§ Information shown
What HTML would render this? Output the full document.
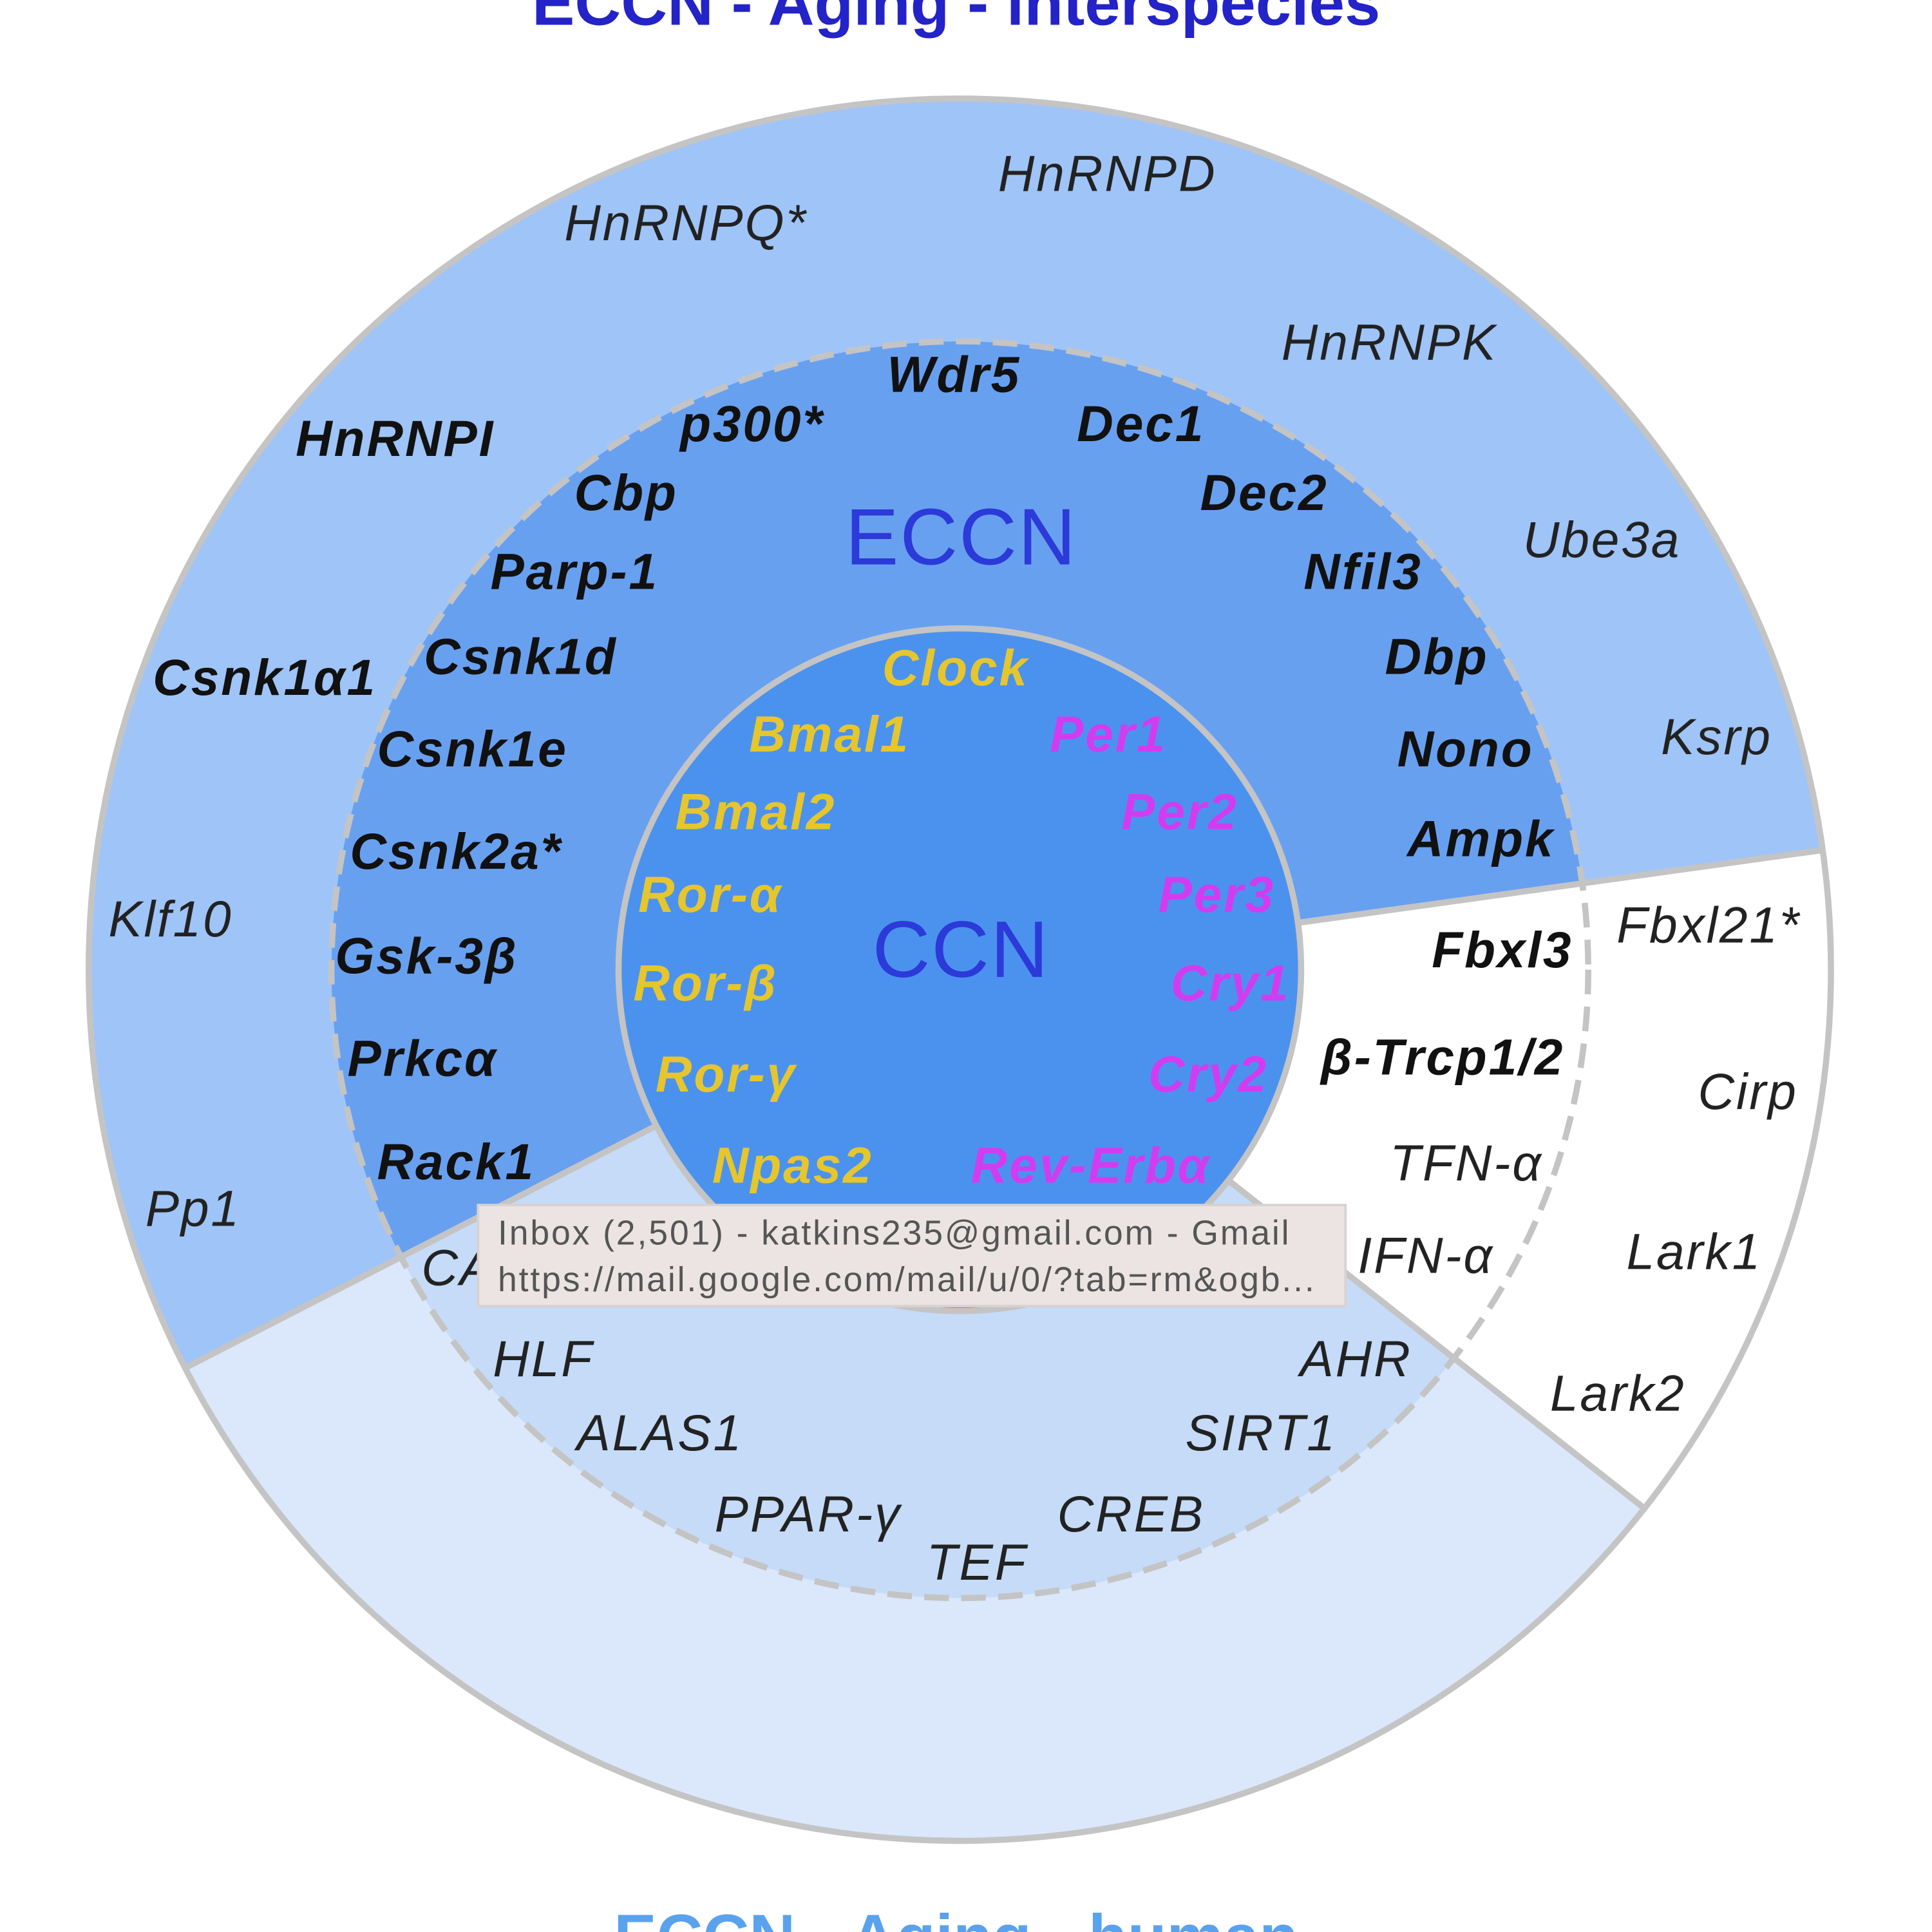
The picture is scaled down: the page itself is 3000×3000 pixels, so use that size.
<!DOCTYPE html>
<html><head><meta charset="utf-8"><style>
html,body{margin:0;padding:0;background:#fff;}
svg{display:block;}
text{font-family:"Liberation Sans",Arial,sans-serif;}
.o{font-size:41px;letter-spacing:1.5px;font-style:italic;fill:#222;}
.b{font-size:41px;letter-spacing:1.5px;font-style:italic;font-weight:bold;fill:#111;}
.y{font-size:41px;letter-spacing:1.5px;font-style:italic;font-weight:bold;fill:#e6c62e;}
.m{font-size:41px;letter-spacing:1.5px;font-style:italic;font-weight:bold;fill:#d23cf0;}
</style></head><body>
<svg width="3000" height="3000" viewBox="0 0 1568 1568" xmlns="http://www.w3.org/2000/svg">
<rect width="1568" height="1568" fill="#fff"/>
<path d="M779 787 L150.2 1110.2 A707 707 0 1 1 1479.3 689.9 Z" fill="#9fc4f7"/>
<path d="M779 787 L1479.3 689.9 A707 707 0 0 1 1334.6 1224.2 Z" fill="#ffffff"/>
<path d="M779 787 L1334.6 1224.2 A707 707 0 0 1 150.2 1110.2 Z" fill="#dbe8fb"/>
<path d="M779 787 L325.4 1020.1 A510 510 0 1 1 1284.2 716.9 Z" fill="#68a0f0"/>
<path d="M779 787 L1179.8 1102.4 A510 510 0 0 1 325.4 1020.1 Z" fill="#c5dbf8"/>
<g stroke="#c4c4c4" stroke-width="5" fill="none">
<line x1="150.2" y1="1110.2" x2="532" y2="914"/>
<line x1="1479.3" y1="689.9" x2="1053" y2="749"/>
<line x1="1334.6" y1="1224.2" x2="997" y2="958"/>
<circle cx="779" cy="787" r="707"/>
<circle cx="779" cy="787" r="510" stroke-dasharray="20 10"/>
</g>
<circle cx="779" cy="787" r="277" fill="#4b92ee" stroke="#c4c4c4" stroke-width="5"/>
<text x="776" y="20" text-anchor="middle" style="font-size:52px;font-weight:bold;fill:#2323c8">ECCN - Aging - interspecies</text>
<text x="776" y="1590" text-anchor="middle" style="font-size:52px;font-weight:bold;fill:#5aa2ee">ECCN - Aging - human</text>
<text x="686" y="458" style="font-size:65px;letter-spacing:1px;fill:#2b3ad8">ECCN</text>
<text x="708" y="793" style="font-size:65px;letter-spacing:1px;fill:#2b3ad8">CCN</text>
<text class="o" x="810" y="155">HnRNPD</text>
<text class="o" x="458" y="195">HnRNPQ*</text>
<text class="o" x="1040" y="292">HnRNPK</text>
<text class="o" x="1236" y="452">Ube3a</text>
<text class="o" x="1348" y="612">Ksrp</text>
<text class="o" x="88" y="760">Klf10</text>
<text class="o" x="118" y="995">Pp1</text>
<text class="o" x="1312" y="765">Fbxl21*</text>
<text class="o" x="1378" y="900">Cirp</text>
<text class="o" x="1320" y="1030">Lark1</text>
<text class="o" x="1258" y="1145">Lark2</text>
<text class="b" x="240" y="370">HnRNPI</text>
<text class="b" x="124" y="564">Csnk1α1</text>
<text class="b" x="720" y="318">Wdr5</text>
<text class="b" x="552" y="358">p300*</text>
<text class="b" x="874" y="358">Dec1</text>
<text class="b" x="466" y="414">Cbp</text>
<text class="b" x="974" y="414">Dec2</text>
<text class="b" x="398" y="478">Parp-1</text>
<text class="b" x="1058" y="478">Nfil3</text>
<text class="b" x="344" y="547">Csnk1d</text>
<text class="b" x="1124" y="547">Dbp</text>
<text class="b" x="306" y="622">Csnk1e</text>
<text class="b" x="1134" y="622">Nono</text>
<text class="b" x="284" y="705">Csnk2a*</text>
<text class="b" x="1142" y="695">Ampk</text>
<text class="b" x="272" y="790">Gsk-3β</text>
<text class="b" x="282" y="873">Prkcα</text>
<text class="b" x="306" y="957">Rack1</text>
<text class="b" x="1162" y="785">Fbxl3</text>
<text class="b" x="1072" y="872">β-Trcp1/2</text>
<text class="o" x="1128" y="958">TFN-α</text>
<text class="o" x="1102" y="1033">IFN-α</text>
<text class="o" x="342" y="1043">CA</text>
<text class="o" x="400" y="1117">HLF</text>
<text class="o" x="1055" y="1117">AHR</text>
<text class="o" x="468" y="1177">ALAS1</text>
<text class="o" x="962" y="1177">SIRT1</text>
<text class="o" x="580" y="1243">PPAR-γ</text>
<text class="o" x="858" y="1243">CREB</text>
<text class="o" x="752" y="1282">TEF</text>
<text class="y" x="716" y="556">Clock</text>
<text class="y" x="608" y="610">Bmal1</text>
<text class="y" x="548" y="673">Bmal2</text>
<text class="y" x="518" y="740">Ror-α</text>
<text class="y" x="514" y="812">Ror-β</text>
<text class="y" x="532" y="886">Ror-γ</text>
<text class="y" x="578" y="960">Npas2</text>
<text class="m" x="852" y="610">Per1</text>
<text class="m" x="910" y="673">Per2</text>
<text class="m" x="940" y="740">Per3</text>
<text class="m" x="950" y="812">Cry1</text>
<text class="m" x="932" y="886">Cry2</text>
<text class="m" x="788" y="960">Rev-Erbα</text>
<rect x="388" y="978" width="704" height="82" fill="#ebe4e2" stroke="#d8d2d0" stroke-width="2"/>
<text x="404" y="1010" style="font-size:28px;letter-spacing:1.5px;fill:#555">Inbox (2,501) - katkins235@gmail.com - Gmail</text>
<text x="404" y="1048" style="font-size:28px;letter-spacing:1.5px;fill:#555">https://mail.google.com/mail/u/0/?tab=rm&amp;ogb...</text>
</svg>
</body></html>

§ Brief
Retype the listing exactly. Pictures do not belong in the copy.

§ Solution below
What HTML would render this? Output the full document.
The picture is scaled down: the page itself is 3000×3000 pixels, so use that size.
<!DOCTYPE html>
<html><head><meta charset="utf-8"><style>
html,body{margin:0;padding:0;background:#fff;}
svg{display:block;}
text{font-family:"Liberation Sans",Arial,sans-serif;}
.o{font-size:41px;letter-spacing:1.5px;font-style:italic;fill:#222;}
.b{font-size:41px;letter-spacing:1.5px;font-style:italic;font-weight:bold;fill:#111;}
.y{font-size:41px;letter-spacing:1.5px;font-style:italic;font-weight:bold;fill:#e6c62e;}
.m{font-size:41px;letter-spacing:1.5px;font-style:italic;font-weight:bold;fill:#d23cf0;}
</style></head><body>
<svg width="3000" height="3000" viewBox="0 0 1568 1568" xmlns="http://www.w3.org/2000/svg">
<rect width="1568" height="1568" fill="#fff"/>
<path d="M779 787 L150.2 1110.2 A707 707 0 1 1 1479.3 689.9 Z" fill="#9fc4f7"/>
<path d="M779 787 L1479.3 689.9 A707 707 0 0 1 1334.6 1224.2 Z" fill="#ffffff"/>
<path d="M779 787 L1334.6 1224.2 A707 707 0 0 1 150.2 1110.2 Z" fill="#dbe8fb"/>
<path d="M779 787 L325.4 1020.1 A510 510 0 1 1 1284.2 716.9 Z" fill="#68a0f0"/>
<path d="M779 787 L1179.8 1102.4 A510 510 0 0 1 325.4 1020.1 Z" fill="#c5dbf8"/>
<g stroke="#c4c4c4" stroke-width="5" fill="none">
<line x1="150.2" y1="1110.2" x2="532" y2="914"/>
<line x1="1479.3" y1="689.9" x2="1053" y2="749"/>
<line x1="1334.6" y1="1224.2" x2="997" y2="958"/>
<circle cx="779" cy="787" r="707"/>
<circle cx="779" cy="787" r="510" stroke-dasharray="20 10"/>
</g>
<circle cx="779" cy="787" r="277" fill="#4b92ee" stroke="#c4c4c4" stroke-width="5"/>
<text x="776" y="20" text-anchor="middle" style="font-size:52px;font-weight:bold;fill:#2323c8">ECCN - Aging - interspecies</text>
<text x="776" y="1590" text-anchor="middle" style="font-size:52px;font-weight:bold;fill:#5aa2ee">ECCN - Aging - human</text>
<text x="686" y="458" style="font-size:65px;letter-spacing:1px;fill:#2b3ad8">ECCN</text>
<text x="708" y="793" style="font-size:65px;letter-spacing:1px;fill:#2b3ad8">CCN</text>
<text class="o" x="810" y="155">HnRNPD</text>
<text class="o" x="458" y="195">HnRNPQ*</text>
<text class="o" x="1040" y="292">HnRNPK</text>
<text class="o" x="1236" y="452">Ube3a</text>
<text class="o" x="1348" y="612">Ksrp</text>
<text class="o" x="88" y="760">Klf10</text>
<text class="o" x="118" y="995">Pp1</text>
<text class="o" x="1312" y="765">Fbxl21*</text>
<text class="o" x="1378" y="900">Cirp</text>
<text class="o" x="1320" y="1030">Lark1</text>
<text class="o" x="1258" y="1145">Lark2</text>
<text class="b" x="240" y="370">HnRNPI</text>
<text class="b" x="124" y="564">Csnk1α1</text>
<text class="b" x="720" y="318">Wdr5</text>
<text class="b" x="552" y="358">p300*</text>
<text class="b" x="874" y="358">Dec1</text>
<text class="b" x="466" y="414">Cbp</text>
<text class="b" x="974" y="414">Dec2</text>
<text class="b" x="398" y="478">Parp-1</text>
<text class="b" x="1058" y="478">Nfil3</text>
<text class="b" x="344" y="547">Csnk1d</text>
<text class="b" x="1124" y="547">Dbp</text>
<text class="b" x="306" y="622">Csnk1e</text>
<text class="b" x="1134" y="622">Nono</text>
<text class="b" x="284" y="705">Csnk2a*</text>
<text class="b" x="1142" y="695">Ampk</text>
<text class="b" x="272" y="790">Gsk-3β</text>
<text class="b" x="282" y="873">Prkcα</text>
<text class="b" x="306" y="957">Rack1</text>
<text class="b" x="1162" y="785">Fbxl3</text>
<text class="b" x="1072" y="872">β-Trcp1/2</text>
<text class="o" x="1128" y="958">TFN-α</text>
<text class="o" x="1102" y="1033">IFN-α</text>
<text class="o" x="342" y="1043">CA</text>
<text class="o" x="400" y="1117">HLF</text>
<text class="o" x="1055" y="1117">AHR</text>
<text class="o" x="468" y="1177">ALAS1</text>
<text class="o" x="962" y="1177">SIRT1</text>
<text class="o" x="580" y="1243">PPAR-γ</text>
<text class="o" x="858" y="1243">CREB</text>
<text class="o" x="752" y="1282">TEF</text>
<text class="y" x="716" y="556">Clock</text>
<text class="y" x="608" y="610">Bmal1</text>
<text class="y" x="548" y="673">Bmal2</text>
<text class="y" x="518" y="740">Ror-α</text>
<text class="y" x="514" y="812">Ror-β</text>
<text class="y" x="532" y="886">Ror-γ</text>
<text class="y" x="578" y="960">Npas2</text>
<text class="m" x="852" y="610">Per1</text>
<text class="m" x="910" y="673">Per2</text>
<text class="m" x="940" y="740">Per3</text>
<text class="m" x="950" y="812">Cry1</text>
<text class="m" x="932" y="886">Cry2</text>
<text class="m" x="788" y="960">Rev-Erbα</text>
<rect x="388" y="978" width="704" height="82" fill="#ebe4e2" stroke="#d8d2d0" stroke-width="2"/>
<text x="404" y="1010" style="font-size:28px;letter-spacing:1.5px;fill:#555">Inbox (2,501) - katkins235@gmail.com - Gmail</text>
<text x="404" y="1048" style="font-size:28px;letter-spacing:1.5px;fill:#555">https://mail.google.com/mail/u/0/?tab=rm&amp;ogb...</text>
</svg>
</body></html>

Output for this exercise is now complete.